- Hotel Hurst Garage
- U.S. National Register of Historic Places
- Location: 227 S. Main Maquoketa, Iowa
- Coordinates: 42°04′00″N 90°39′54″W﻿ / ﻿42.06667°N 90.66500°W
- Area: less than one acre
- Built: 1910
- MPS: Maquoketa MPS
- NRHP reference No.: 89002109
- Added to NRHP: December 27, 1989

= Hotel Hurst Garage =

Historic building in Maquoketa, Iowa, US

The Hotel Hurst Garage, also known as the Roberts Garage, was a historic building located in Maquoketa, Iowa, United States. It was built in 1910 by the owner of the Hotel Hurst next door. The owner of the Decker House Hotel had built a similar building two years earlier. The Hurst sold Buicks and the Decker sold Cadillacs. The cars could serve the needs of the hotels' guests, and it provided an automobile rental service as well as automobile sales. It was a single-story brick structure that featured a tri-partite design.
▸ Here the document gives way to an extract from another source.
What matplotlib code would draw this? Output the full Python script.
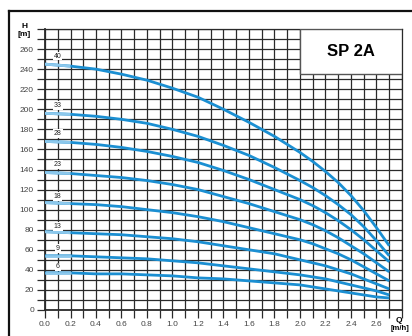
""" pump curves SP 2A, head H against flow Q """

import numpy as np
import matplotlib
matplotlib.use("Agg")
from matplotlib import pyplot as plt
from matplotlib.patches import Rectangle
from matplotlib.lines import Line2D

plt.rcParams['font.family'] = ['Liberation Sans', 'DejaVu Sans']

q = [0.0, 0.2, 0.4, 0.6, 0.8, 1.0, 1.2, 1.4, 1.6, 1.8, 2.0, 2.1, 2.2, 2.3, 2.4, 2.5, 2.6, 2.7]

# number of stages -> head [m]
stages = ["40", "33", "28", "23", "18", "13", "9", "6"]
h_40 = [245, 243, 240, 235, 229, 221, 212, 200, 187, 173, 157, 148, 138, 127, 114, 99, 82, 64]
h_33 = [196, 195, 193, 190, 186, 180, 173, 164, 154, 142, 129, 122, 114, 105, 95, 83, 69, 54]
h_28 = [168, 167, 165, 162, 158, 153, 147, 139, 130, 120, 110, 104, 97, 89, 80, 70, 59, 48]
h_23 = [137, 136, 134, 132, 129, 125, 120, 113, 106, 98, 90, 85, 79, 72, 64, 56, 47, 38]
h_18 = [107, 106, 105, 103, 100, 97, 93, 88, 82, 76, 70, 66, 61, 56, 50, 43, 36, 29]
h_13 = [78, 77, 76, 75, 73, 71, 68, 64, 60, 56, 50, 47, 44, 40, 36, 31, 26, 21]
h_9 = [54, 54, 53, 52, 51, 49, 47, 44, 41, 38, 35, 33, 31, 28, 25, 22, 19, 15]
h_6 = [37, 37, 36, 36, 35, 34, 32, 31, 29, 27, 25, 23, 21, 19, 17, 15, 13, 12]
heads = [h_40, h_33, h_28, h_23, h_18, h_13, h_9, h_6]

# where the stage numbers sit
label_q = 0.1
label_h = [253, 204, 176, 145, 113, 83, 61, 43]

x_ticks = np.round(np.arange(0, 2.61, 0.2), 1)
y_ticks = np.arange(0, 261, 20)

blue = '#1b8fd2'
light_blue = '#8cc8ec'
grid_col = '#2a2a2a'

fig = plt.figure(figsize=(4.12, 3.36), dpi=100)
ax = fig.add_axes([45 / 412, 26 / 336, 357 / 412, 281 / 336])

# grid every 0.1 m3/h and 10 m
for xv in np.arange(0, 2.81, 0.1):
    ax.axvline(xv, color=grid_col, lw=0.9, zorder=1)
for yv in np.arange(0, 281, 10):
    ax.axhline(yv, color=grid_col, lw=0.9, zorder=1)

for name, h in zip(stages, heads):
    ax.plot(q, h, color=blue, lw=2.0, solid_capstyle='butt', zorder=3)
    ax.plot(q[:2], h[:2], color=light_blue, lw=2.0, solid_capstyle='butt', zorder=3)

for name, yl in zip(stages, label_h):
    ax.text(label_q, yl, name, fontsize=5, ha='center', va='center', color='#222222',
            bbox=dict(facecolor='white', edgecolor='none', pad=0.6), zorder=4)

# title box
ax.add_patch(Rectangle((2.0, 235), 0.8, 45, facecolor='white', edgecolor='#555555', lw=1.0, zorder=5))
ax.text(2.4, 257.5, "SP 2A", fontsize=12, fontweight='bold', ha='center', va='center', zorder=6)

ax.set_xlim(0, 2.8)
ax.set_ylim(0, 280)
ax.set_xticks(np.arange(0, 2.81, 0.1), minor=True)
ax.set_yticks(np.arange(0, 281, 10), minor=True)
ax.set_xticks(x_ticks)
ax.set_xticklabels([f"{v:.1f}" for v in x_ticks])
ax.set_yticks(y_ticks)
ax.tick_params(which='both', length=6, width=0.9, color=grid_col, labelsize=6,
               labelcolor='#444444', pad=2)
for s in ax.spines.values():
    s.set_color(grid_col)
    s.set_linewidth(0.9)
ax.spines['left'].set_linewidth(1.3)
ax.spines['bottom'].set_linewidth(1.3)

fig.text(24 / 412, 1 - 26 / 336, "H", fontsize=6, fontweight='bold', ha='center', va='center')
fig.text(24 / 412, 1 - 34 / 336, "[m]", fontsize=6, fontweight='bold', ha='center', va='center')
fig.text(399 / 412, 1 - 321 / 336, "Q", fontsize=6, fontweight='bold', ha='center', va='center')
fig.text(400 / 412, 1 - 329 / 336, "[m/h]", fontsize=5.5, fontweight='bold', ha='center', va='center')

# outer frame (left and top edge)
fig.add_artist(Line2D([9 / 412, 9 / 412], [0, 1 - 11 / 336], color='#111111', lw=1.6))
fig.add_artist(Line2D([9 / 412, 1], [1 - 11 / 336, 1 - 11 / 336], color='#111111', lw=1.6))

fig.savefig("out.png", dpi=100)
The central garage door was flanked by two display windows that showed off the new cars. The decorative elements were reserved to the top of the building, and included a broad brick paneled frieze, brick corbelled cornice, and a metal cornice. The building was listed on the National Register of Historic Places in 1989. It has subsequently been torn down.